White Rock’s new council is “opening a can of worms” by reducing the height of two planned residential towers from 12 storeys to six storeys at its first meeting since election.
White Rock council voted Wednesday to hit the pause button on two 12-storey residential towers planned for the city’s downtown core, a decision one developer said would “obliterate” several years of planning work.
The newly elected mayor, Darryl Walker, said he heard from many residents during the campaign who were frustrated by overdevelopment, specifically “height restrictions that were well above what the people of White Rock thought to be reasonable.”
At a meeting Wednesday night, the first since Walker and four of his Democracy Direct running mates were elected, council voted to cut the allowable height for two proposed mixed-use buildings on Johnston Road from 12 storeys to six while the city reviews its Official Community Plan, or OCP.
Although both projects, the 12-storey Lady Alexandra and the 12-storey Solterra, had received development permits and were within the limits set out in the city’s OCP, they had not yet applied for a building permit. Projects that had received or applied for a building permit, including several towers over six storeys already under construction, were not affected by council’s decision.
At the same meeting, council also voted to review the OCP, which was passed by the previous council in 2017 after almost three years of consultation.

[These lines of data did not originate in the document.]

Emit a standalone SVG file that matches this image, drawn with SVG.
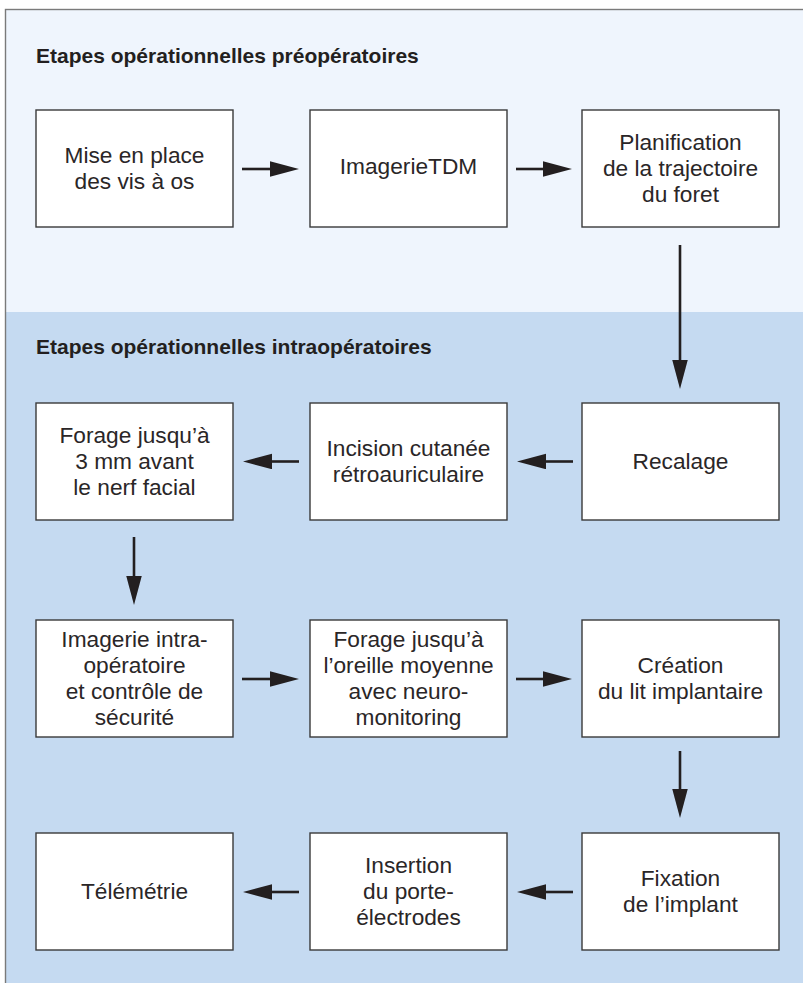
<svg xmlns="http://www.w3.org/2000/svg" width="803" height="983" viewBox="0 0 803 983">
<style>
.box{fill:#ffffff;stroke:#3a3a3a;stroke-width:1.4}
.t{font-family:"Liberation Sans",Arial,sans-serif;font-size:22.7px;fill:#2a2627;text-anchor:middle}
.h{font-family:"Liberation Sans",Arial,sans-serif;font-size:21px;font-weight:bold;fill:#231f20}
.c{stroke:#231f20;stroke-width:2.6;fill:none;marker-end:url(#ah)}
</style>
<defs>
<marker id="ah" markerUnits="userSpaceOnUse" markerWidth="30" markerHeight="16" refX="1" refY="7.75" orient="auto" viewBox="0 0 30 16">
<path d="M0,0 L29,7.75 L0,15.5 z" fill="#231f20"/>
</marker>
</defs>
<g id="background">
<rect x="5.5" y="9.5" width="820" height="1000" fill="#eff5fd"/>
<rect x="5.5" y="312" width="820" height="700" fill="#c5daf1"/>
<rect x="5.5" y="9.5" width="820" height="1000" fill="none" stroke="#7a7a7a" stroke-width="1.4"/>
</g>
<g id="headers">
<text class="h" x="36" y="63">Etapes opérationnelles préopératoires</text>
<text class="h" x="36" y="354">Etapes opérationnelles intraopératoires</text>
</g>
<g id="connectors">
<line class="c" x1="242" y1="169" x2="271" y2="169"/>
<line class="c" x1="516" y1="169" x2="544" y2="169"/>
<line class="c" x1="680" y1="245" x2="680" y2="361"/>
<line class="c" x1="573" y1="461.5" x2="545" y2="461.5"/>
<line class="c" x1="299" y1="461.5" x2="271" y2="461.5"/>
<line class="c" x1="134" y1="537" x2="134" y2="577"/>
<line class="c" x1="242" y1="679" x2="271" y2="679"/>
<line class="c" x1="516" y1="679" x2="544" y2="679"/>
<line class="c" x1="680" y1="751" x2="680" y2="790"/>
<line class="c" x1="573" y1="892" x2="545" y2="892"/>
<line class="c" x1="299" y1="892" x2="271" y2="892"/>
</g>
<g id="n1"><rect class="box" x="36" y="110" width="197" height="117"/>
<text class="t" x="134.5" y="163">Mise en place</text><text class="t" x="134.5" y="189">des vis à os</text></g>
<g id="n2"><rect class="box" x="310" y="110" width="197" height="117"/>
<text class="t" x="408.5" y="174">ImagerieTDM</text></g>
<g id="n3"><rect class="box" x="582" y="110" width="197" height="117"/>
<text class="t" x="680.5" y="150">Planification</text><text class="t" x="680.5" y="176">de la trajectoire</text><text class="t" x="680.5" y="202">du foret</text></g>
<g id="n4"><rect class="box" x="582" y="403" width="197" height="117"/>
<text class="t" x="680.5" y="469">Recalage</text></g>
<g id="n5"><rect class="box" x="310" y="403" width="197" height="117"/>
<text class="t" x="408.5" y="456">Incision cutanée</text><text class="t" x="408.5" y="482">rétroauriculaire</text></g>
<g id="n6"><rect class="box" x="36" y="403" width="197" height="117"/>
<text class="t" x="134.5" y="443">Forage jusqu’à</text><text class="t" x="134.5" y="469">3 mm avant</text><text class="t" x="134.5" y="495">le nerf facial</text></g>
<g id="n7"><rect class="box" x="36" y="620" width="197" height="117"/>
<text class="t" x="134.5" y="647">Imagerie intra-</text><text class="t" x="134.5" y="673">opératoire</text><text class="t" x="134.5" y="699">et contrôle de</text><text class="t" x="134.5" y="725">sécurité</text></g>
<g id="n8"><rect class="box" x="310" y="620" width="197" height="117"/>
<text class="t" x="408.5" y="647">Forage jusqu’à</text><text class="t" x="408.5" y="673">l’oreille moyenne</text><text class="t" x="408.5" y="699">avec neuro-</text><text class="t" x="408.5" y="725">monitoring</text></g>
<g id="n9"><rect class="box" x="582" y="620" width="197" height="117"/>
<text class="t" x="680.5" y="673">Création</text><text class="t" x="680.5" y="699">du lit implantaire</text></g>
<g id="n10"><rect class="box" x="582" y="833" width="197" height="117"/>
<text class="t" x="680.5" y="886">Fixation</text><text class="t" x="680.5" y="912">de l’implant</text></g>
<g id="n11"><rect class="box" x="310" y="833" width="197" height="117"/>
<text class="t" x="408.5" y="873">Insertion</text><text class="t" x="408.5" y="899">du porte-</text><text class="t" x="408.5" y="925">électrodes</text></g>
<g id="n12"><rect class="box" x="36" y="833" width="197" height="117"/>
<text class="t" x="134.5" y="899">Télémétrie</text></g>
</svg>
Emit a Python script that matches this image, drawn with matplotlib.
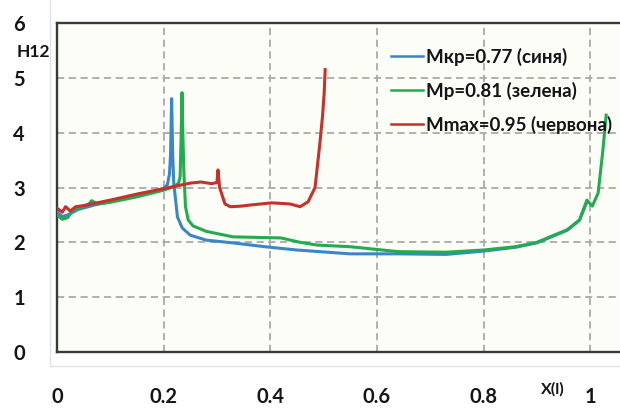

Walker said he could not comment on the process used to arrive at the city’s current OCP because he was not on council, but he felt White Rock had given him a mandate to “go back and review” the document that guides planning and land use in the city.
Coun. Helen Fathers said her intention in voting to review the OCP and building heights was “not to decimate these projects.”
The incumbent councillor said debate in White Rock is often split between pro- and anti-development voices, and “council’s job is to find something in the middle.”
The developer behind one of the proposed buildings on Johnston Road said he was worried council had become anti-development.
“We’ve spent years working on this, consulting with city planners,” said Peter Cross. “The first thing (council has) done is attack us.”
Cross said going from 12 storeys to six storeys will require a complete redesign of his project. He was also concerned about an approximately 20 per cent reduction in the allowable density on the site.
“I think they’ve opened a can of worms,” he said, adding he anticipates his team will be seeking legal advice on next steps.
Former mayor Wayne Baldwin said the OCP process was extensive and included many public meetings and open houses.
“The new council is comprised entirely of people who did not agree with some of the decisions made in that process, so it comes as no surprise that upon election they would immediately take on a process of attempting to reverse the OCP in some areas at least,” he said.
Baldwin said he felt it was council’s right to reverse past decisions as long as it was done within the law.
“White Rock has a history of bouncing between councils that want to deal with growth and change, and those that want no growth and no change, and right now we are dealing with the latter.”